Retype nothing but the lines from the start of the material up to and including the line with "(10,11) -- (10,666);". Pictures don't belong in the copy.

------

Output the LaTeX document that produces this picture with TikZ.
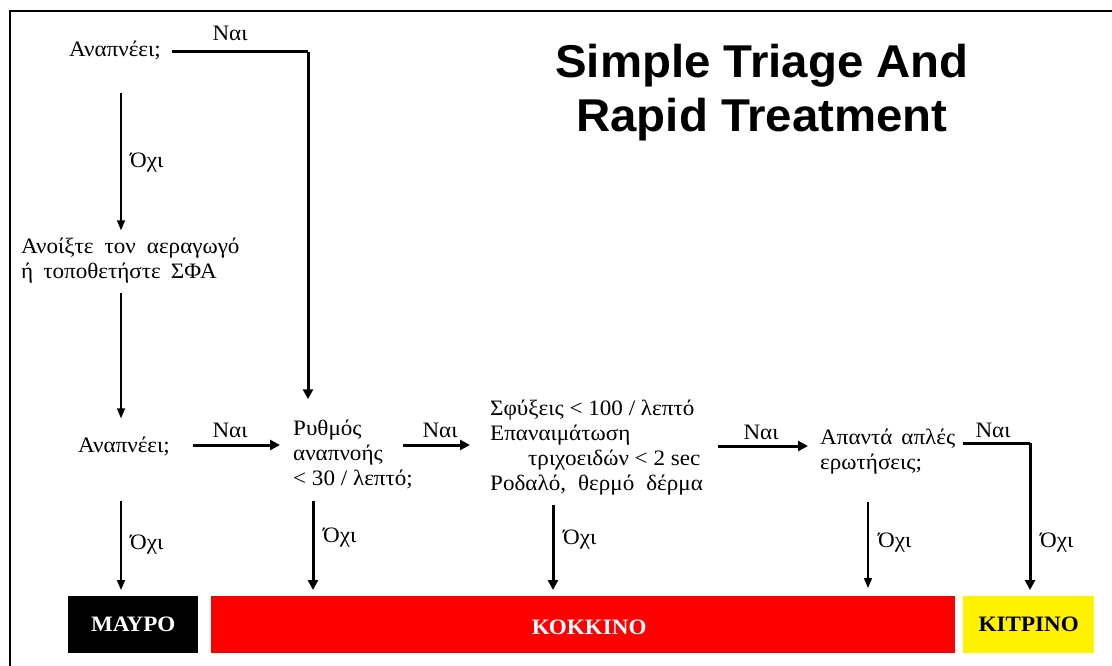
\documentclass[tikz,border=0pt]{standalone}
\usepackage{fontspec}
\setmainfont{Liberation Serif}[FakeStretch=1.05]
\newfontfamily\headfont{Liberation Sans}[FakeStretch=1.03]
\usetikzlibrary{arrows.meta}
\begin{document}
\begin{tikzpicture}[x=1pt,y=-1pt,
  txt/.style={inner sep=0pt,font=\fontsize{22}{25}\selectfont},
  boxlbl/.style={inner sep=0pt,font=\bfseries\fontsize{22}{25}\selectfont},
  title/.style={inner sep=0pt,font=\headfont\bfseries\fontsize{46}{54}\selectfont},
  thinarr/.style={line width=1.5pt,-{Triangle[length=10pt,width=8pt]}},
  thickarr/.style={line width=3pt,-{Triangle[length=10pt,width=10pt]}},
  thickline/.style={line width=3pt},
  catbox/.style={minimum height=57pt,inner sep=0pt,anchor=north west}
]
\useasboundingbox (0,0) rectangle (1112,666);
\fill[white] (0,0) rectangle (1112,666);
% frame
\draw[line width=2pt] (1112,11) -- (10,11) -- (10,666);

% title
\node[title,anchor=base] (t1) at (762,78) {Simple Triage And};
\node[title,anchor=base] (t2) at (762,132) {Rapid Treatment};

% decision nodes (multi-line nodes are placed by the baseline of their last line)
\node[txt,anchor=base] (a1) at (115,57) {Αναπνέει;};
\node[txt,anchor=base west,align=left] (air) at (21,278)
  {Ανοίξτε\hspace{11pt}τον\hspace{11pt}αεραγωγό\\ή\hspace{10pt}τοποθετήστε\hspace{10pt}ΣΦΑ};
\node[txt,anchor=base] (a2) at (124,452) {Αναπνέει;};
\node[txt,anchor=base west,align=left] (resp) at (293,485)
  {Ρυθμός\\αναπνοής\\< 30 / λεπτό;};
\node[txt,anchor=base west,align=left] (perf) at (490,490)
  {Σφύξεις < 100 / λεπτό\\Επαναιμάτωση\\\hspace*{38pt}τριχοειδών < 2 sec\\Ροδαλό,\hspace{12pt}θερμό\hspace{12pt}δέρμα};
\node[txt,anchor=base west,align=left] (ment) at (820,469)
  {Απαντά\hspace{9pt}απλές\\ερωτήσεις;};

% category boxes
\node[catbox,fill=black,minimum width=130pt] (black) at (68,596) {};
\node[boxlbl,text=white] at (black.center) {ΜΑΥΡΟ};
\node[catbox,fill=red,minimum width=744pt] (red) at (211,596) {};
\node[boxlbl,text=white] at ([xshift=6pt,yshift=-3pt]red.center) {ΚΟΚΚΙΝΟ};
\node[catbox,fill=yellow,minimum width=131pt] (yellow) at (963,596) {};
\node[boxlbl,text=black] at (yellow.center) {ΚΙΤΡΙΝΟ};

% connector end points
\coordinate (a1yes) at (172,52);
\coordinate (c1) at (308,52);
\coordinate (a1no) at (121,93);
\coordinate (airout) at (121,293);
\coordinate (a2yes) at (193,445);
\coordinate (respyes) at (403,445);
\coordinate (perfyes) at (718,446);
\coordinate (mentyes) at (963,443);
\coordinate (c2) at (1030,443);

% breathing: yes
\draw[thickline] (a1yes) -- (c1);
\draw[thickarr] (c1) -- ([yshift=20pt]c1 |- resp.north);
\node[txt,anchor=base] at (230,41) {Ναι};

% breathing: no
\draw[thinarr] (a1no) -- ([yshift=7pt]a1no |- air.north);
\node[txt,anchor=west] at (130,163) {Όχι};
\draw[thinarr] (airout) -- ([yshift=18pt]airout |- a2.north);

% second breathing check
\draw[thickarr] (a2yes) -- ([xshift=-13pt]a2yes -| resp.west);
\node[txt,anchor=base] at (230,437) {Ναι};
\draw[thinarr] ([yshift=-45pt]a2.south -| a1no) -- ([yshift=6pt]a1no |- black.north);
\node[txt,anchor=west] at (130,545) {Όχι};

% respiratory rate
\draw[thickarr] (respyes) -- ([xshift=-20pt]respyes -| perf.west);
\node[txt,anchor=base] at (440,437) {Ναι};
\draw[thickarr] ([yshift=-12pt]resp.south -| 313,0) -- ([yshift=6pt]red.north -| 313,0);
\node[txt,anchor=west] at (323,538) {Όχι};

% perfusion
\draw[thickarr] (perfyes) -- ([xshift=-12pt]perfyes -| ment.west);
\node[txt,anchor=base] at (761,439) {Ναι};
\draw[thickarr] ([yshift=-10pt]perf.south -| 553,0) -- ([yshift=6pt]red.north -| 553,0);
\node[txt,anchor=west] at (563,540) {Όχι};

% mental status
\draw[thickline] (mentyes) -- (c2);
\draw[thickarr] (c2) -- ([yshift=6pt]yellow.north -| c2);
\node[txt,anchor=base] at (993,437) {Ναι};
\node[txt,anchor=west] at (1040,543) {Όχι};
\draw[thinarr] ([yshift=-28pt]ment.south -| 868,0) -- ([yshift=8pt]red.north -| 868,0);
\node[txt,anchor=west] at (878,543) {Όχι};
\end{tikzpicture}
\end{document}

------

▸ **Finished exercise**
Output the LaTeX document that produces this picture with TikZ.
\documentclass[tikz,border=0pt]{standalone}
\usepackage{fontspec}
\setmainfont{Liberation Serif}[FakeStretch=1.05]
\newfontfamily\headfont{Liberation Sans}[FakeStretch=1.03]
\usetikzlibrary{arrows.meta}
\begin{document}
\begin{tikzpicture}[x=1pt,y=-1pt,
  txt/.style={inner sep=0pt,font=\fontsize{22}{25}\selectfont},
  boxlbl/.style={inner sep=0pt,font=\bfseries\fontsize{22}{25}\selectfont},
  title/.style={inner sep=0pt,font=\headfont\bfseries\fontsize{46}{54}\selectfont},
  thinarr/.style={line width=1.5pt,-{Triangle[length=10pt,width=8pt]}},
  thickarr/.style={line width=3pt,-{Triangle[length=10pt,width=10pt]}},
  thickline/.style={line width=3pt},
  catbox/.style={minimum height=57pt,inner sep=0pt,anchor=north west}
]
\useasboundingbox (0,0) rectangle (1112,666);
\fill[white] (0,0) rectangle (1112,666);
% frame
\draw[line width=2pt] (1112,11) -- (10,11) -- (10,666);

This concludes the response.